Start of EXERCISE DATA

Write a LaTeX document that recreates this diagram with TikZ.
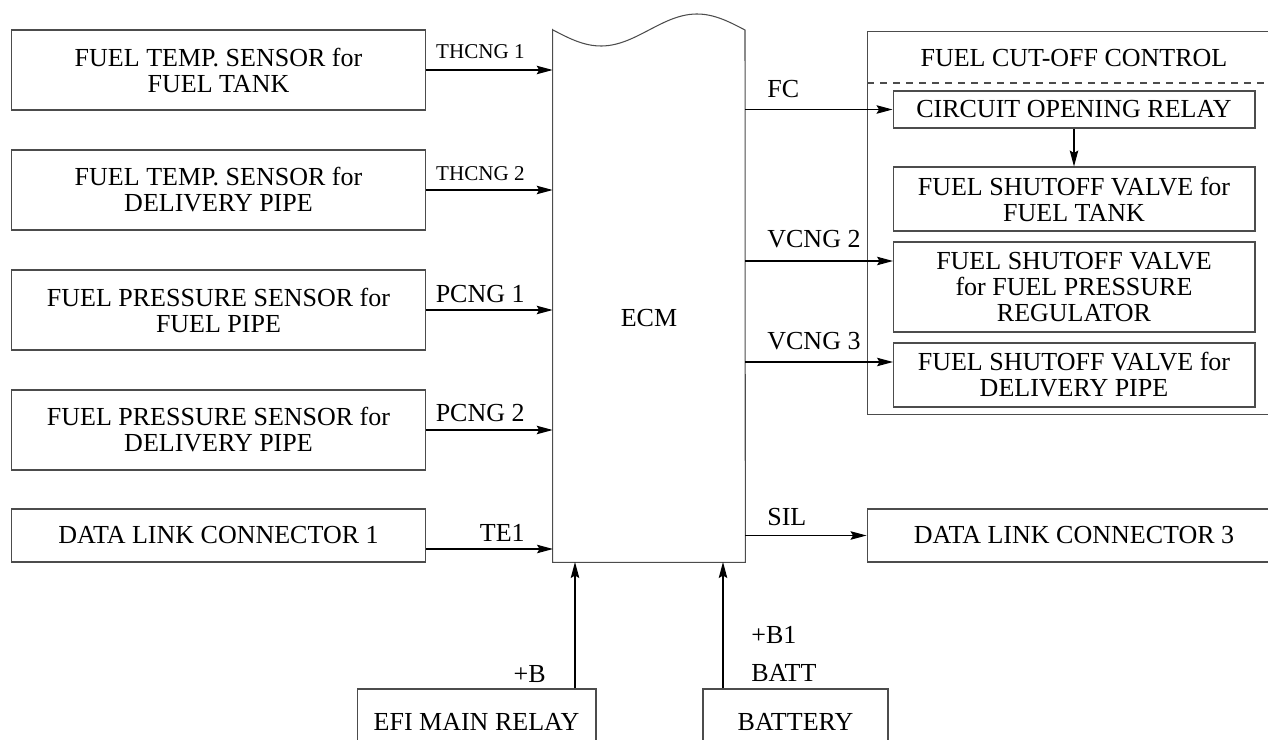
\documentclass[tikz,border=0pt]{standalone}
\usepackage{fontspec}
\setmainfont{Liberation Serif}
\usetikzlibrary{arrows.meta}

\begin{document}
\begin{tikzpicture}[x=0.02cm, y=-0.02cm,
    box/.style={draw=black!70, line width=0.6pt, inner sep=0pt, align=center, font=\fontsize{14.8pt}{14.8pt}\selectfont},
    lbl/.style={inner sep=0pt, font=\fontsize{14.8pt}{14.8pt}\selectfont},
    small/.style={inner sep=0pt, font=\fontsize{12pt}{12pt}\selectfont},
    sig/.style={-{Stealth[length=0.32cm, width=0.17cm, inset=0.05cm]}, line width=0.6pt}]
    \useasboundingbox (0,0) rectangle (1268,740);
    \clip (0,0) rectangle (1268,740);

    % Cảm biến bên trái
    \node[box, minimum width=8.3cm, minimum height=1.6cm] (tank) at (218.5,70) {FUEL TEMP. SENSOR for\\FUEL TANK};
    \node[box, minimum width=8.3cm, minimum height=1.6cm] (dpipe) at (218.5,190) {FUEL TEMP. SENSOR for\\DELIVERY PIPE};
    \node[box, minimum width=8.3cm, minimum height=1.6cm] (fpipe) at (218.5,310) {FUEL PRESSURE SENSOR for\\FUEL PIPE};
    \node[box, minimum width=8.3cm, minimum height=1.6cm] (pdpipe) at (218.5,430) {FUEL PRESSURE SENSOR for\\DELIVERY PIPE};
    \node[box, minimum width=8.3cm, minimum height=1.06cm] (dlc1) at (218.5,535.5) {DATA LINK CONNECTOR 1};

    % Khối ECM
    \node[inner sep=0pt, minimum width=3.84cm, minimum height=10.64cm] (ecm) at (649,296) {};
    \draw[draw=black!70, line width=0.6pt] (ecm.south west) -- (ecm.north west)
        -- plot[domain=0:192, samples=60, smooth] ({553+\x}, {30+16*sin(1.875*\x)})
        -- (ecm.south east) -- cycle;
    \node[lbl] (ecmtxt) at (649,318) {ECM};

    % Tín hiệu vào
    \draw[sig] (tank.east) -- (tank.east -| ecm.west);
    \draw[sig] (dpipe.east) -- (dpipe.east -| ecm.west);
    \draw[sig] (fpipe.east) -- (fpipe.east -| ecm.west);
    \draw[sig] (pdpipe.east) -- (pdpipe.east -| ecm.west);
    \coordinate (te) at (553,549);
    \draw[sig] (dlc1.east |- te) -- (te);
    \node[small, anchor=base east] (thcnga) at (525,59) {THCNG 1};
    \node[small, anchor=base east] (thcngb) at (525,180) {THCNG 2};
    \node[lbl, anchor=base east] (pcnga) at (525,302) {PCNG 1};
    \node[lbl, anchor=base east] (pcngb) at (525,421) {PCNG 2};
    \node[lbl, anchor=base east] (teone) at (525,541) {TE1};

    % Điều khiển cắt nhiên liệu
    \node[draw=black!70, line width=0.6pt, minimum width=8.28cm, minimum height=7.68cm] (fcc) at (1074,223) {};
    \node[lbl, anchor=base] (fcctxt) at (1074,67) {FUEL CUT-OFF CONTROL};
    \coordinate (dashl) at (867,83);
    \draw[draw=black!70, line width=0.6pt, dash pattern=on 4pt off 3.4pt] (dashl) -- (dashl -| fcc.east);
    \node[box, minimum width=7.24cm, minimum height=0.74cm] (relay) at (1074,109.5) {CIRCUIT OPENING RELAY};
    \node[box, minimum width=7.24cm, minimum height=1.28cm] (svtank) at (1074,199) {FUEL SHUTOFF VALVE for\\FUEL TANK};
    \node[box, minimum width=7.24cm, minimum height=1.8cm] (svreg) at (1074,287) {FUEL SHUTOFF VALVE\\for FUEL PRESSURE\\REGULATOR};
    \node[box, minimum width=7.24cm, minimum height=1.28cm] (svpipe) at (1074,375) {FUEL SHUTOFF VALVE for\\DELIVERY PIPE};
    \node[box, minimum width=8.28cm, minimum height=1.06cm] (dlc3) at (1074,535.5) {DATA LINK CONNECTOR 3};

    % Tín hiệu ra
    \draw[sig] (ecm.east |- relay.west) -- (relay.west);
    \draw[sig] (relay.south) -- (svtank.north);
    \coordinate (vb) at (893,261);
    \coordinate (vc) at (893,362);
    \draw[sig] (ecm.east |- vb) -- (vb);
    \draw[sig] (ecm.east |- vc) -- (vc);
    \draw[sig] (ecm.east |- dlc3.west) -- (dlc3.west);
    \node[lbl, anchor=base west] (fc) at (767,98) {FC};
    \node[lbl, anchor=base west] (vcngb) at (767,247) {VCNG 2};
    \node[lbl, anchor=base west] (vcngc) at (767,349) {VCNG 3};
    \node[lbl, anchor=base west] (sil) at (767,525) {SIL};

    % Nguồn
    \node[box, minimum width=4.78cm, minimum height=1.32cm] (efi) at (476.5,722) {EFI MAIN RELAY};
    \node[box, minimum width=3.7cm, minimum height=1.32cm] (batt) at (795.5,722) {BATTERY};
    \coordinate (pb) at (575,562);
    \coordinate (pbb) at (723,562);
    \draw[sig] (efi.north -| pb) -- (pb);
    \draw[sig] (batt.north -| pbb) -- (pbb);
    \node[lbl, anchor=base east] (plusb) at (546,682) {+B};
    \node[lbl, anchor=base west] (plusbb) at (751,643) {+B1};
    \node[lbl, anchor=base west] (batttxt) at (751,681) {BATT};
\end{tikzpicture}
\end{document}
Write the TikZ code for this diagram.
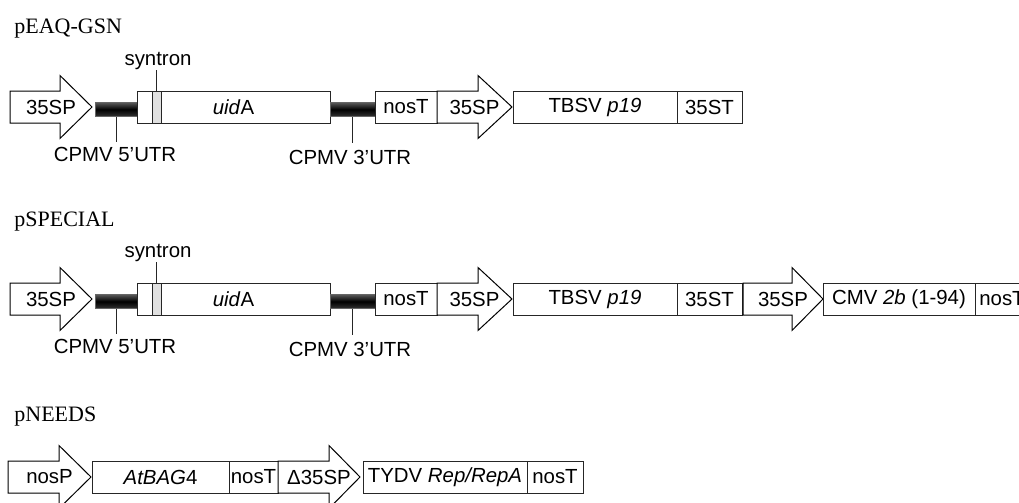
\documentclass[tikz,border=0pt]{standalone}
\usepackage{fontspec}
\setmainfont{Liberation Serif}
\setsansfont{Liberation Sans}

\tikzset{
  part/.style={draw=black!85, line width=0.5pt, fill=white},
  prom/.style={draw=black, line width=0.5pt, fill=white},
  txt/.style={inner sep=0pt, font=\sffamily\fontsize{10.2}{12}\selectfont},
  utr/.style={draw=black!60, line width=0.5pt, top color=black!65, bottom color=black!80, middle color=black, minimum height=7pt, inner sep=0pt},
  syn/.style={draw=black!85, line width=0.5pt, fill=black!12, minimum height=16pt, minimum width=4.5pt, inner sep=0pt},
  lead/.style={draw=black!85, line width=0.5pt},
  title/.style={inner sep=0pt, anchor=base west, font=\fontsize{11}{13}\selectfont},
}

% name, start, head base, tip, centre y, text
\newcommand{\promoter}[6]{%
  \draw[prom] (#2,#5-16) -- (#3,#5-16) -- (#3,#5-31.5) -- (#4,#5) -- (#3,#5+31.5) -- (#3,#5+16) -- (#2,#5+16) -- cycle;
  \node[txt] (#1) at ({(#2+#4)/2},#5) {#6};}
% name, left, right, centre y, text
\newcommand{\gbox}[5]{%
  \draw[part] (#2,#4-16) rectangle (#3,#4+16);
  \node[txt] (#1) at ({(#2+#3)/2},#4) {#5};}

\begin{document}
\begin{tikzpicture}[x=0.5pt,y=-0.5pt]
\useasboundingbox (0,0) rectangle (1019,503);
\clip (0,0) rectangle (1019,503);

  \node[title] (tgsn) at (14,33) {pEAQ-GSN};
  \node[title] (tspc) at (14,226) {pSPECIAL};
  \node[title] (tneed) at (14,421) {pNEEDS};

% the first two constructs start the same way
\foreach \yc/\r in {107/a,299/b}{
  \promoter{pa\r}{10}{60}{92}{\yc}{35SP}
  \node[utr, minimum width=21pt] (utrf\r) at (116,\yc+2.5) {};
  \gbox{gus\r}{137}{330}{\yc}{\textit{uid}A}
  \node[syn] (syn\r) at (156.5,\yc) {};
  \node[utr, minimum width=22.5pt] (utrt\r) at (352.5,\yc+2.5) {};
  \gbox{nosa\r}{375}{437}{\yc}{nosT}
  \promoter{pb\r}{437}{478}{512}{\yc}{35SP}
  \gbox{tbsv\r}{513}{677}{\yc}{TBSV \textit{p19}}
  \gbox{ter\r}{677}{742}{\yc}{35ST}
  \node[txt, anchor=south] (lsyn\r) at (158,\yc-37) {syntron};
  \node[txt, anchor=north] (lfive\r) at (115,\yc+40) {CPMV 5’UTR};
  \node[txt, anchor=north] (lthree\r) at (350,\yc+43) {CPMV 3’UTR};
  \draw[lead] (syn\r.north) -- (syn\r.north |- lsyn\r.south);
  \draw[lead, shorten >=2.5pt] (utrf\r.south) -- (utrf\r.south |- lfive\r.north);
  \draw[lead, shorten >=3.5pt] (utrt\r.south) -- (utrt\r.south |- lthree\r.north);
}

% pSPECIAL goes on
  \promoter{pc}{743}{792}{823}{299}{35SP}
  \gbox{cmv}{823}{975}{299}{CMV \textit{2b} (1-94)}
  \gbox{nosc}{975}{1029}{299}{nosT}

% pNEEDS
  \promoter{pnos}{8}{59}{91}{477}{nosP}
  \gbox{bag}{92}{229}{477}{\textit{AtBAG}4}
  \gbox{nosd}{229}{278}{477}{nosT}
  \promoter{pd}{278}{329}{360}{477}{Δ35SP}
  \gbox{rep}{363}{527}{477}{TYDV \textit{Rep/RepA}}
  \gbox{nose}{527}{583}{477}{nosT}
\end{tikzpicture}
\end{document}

End of EXERCISE DATA
Start of EXERCISE DATA

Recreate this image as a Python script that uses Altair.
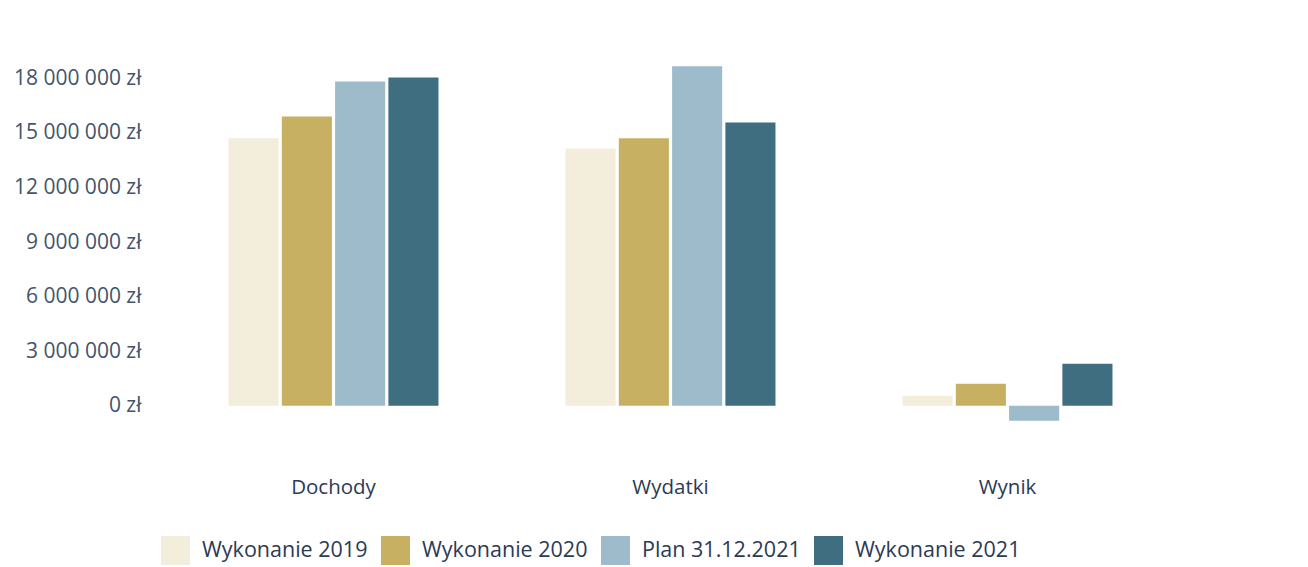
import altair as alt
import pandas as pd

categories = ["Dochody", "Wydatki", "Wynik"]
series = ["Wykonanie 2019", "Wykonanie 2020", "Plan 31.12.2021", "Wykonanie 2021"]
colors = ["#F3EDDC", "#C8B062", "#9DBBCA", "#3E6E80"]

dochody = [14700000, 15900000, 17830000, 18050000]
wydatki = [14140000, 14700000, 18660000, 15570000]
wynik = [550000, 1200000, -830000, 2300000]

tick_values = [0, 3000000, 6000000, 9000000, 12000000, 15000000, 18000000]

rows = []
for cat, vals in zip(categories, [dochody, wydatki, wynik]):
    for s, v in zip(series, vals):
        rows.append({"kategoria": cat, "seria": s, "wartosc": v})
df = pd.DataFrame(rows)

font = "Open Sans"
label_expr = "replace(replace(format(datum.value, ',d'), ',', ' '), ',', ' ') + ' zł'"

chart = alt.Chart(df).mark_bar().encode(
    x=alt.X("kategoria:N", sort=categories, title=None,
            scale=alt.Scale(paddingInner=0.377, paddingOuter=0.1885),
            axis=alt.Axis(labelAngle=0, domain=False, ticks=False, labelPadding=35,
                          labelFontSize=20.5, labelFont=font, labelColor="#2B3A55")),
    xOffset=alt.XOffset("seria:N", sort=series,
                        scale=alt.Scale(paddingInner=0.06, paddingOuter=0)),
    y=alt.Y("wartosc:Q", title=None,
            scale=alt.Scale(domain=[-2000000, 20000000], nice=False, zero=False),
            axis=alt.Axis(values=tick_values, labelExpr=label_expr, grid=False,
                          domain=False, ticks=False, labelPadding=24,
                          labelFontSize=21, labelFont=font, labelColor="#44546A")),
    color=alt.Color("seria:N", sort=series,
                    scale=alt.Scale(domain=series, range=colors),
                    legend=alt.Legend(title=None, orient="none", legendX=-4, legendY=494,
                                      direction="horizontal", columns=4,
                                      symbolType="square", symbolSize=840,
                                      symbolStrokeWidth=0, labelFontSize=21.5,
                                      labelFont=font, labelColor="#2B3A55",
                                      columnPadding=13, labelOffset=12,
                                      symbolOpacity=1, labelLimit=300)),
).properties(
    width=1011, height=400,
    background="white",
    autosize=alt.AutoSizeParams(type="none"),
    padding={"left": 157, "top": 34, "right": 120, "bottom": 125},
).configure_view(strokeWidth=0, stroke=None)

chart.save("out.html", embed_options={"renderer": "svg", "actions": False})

End of EXERCISE DATA

▸ **SET TASK**
Pictures excluded, retype exactly the lines running from the one with "Recreate this image" through the one with "wynik = [550000, 1200000, -830000, 2300000]". Include both end lines and nothing more.

▸ **SOLUTION BELOW**
Recreate this image as a Python script that uses Altair.
import altair as alt
import pandas as pd

categories = ["Dochody", "Wydatki", "Wynik"]
series = ["Wykonanie 2019", "Wykonanie 2020", "Plan 31.12.2021", "Wykonanie 2021"]
colors = ["#F3EDDC", "#C8B062", "#9DBBCA", "#3E6E80"]

dochody = [14700000, 15900000, 17830000, 18050000]
wydatki = [14140000, 14700000, 18660000, 15570000]
wynik = [550000, 1200000, -830000, 2300000]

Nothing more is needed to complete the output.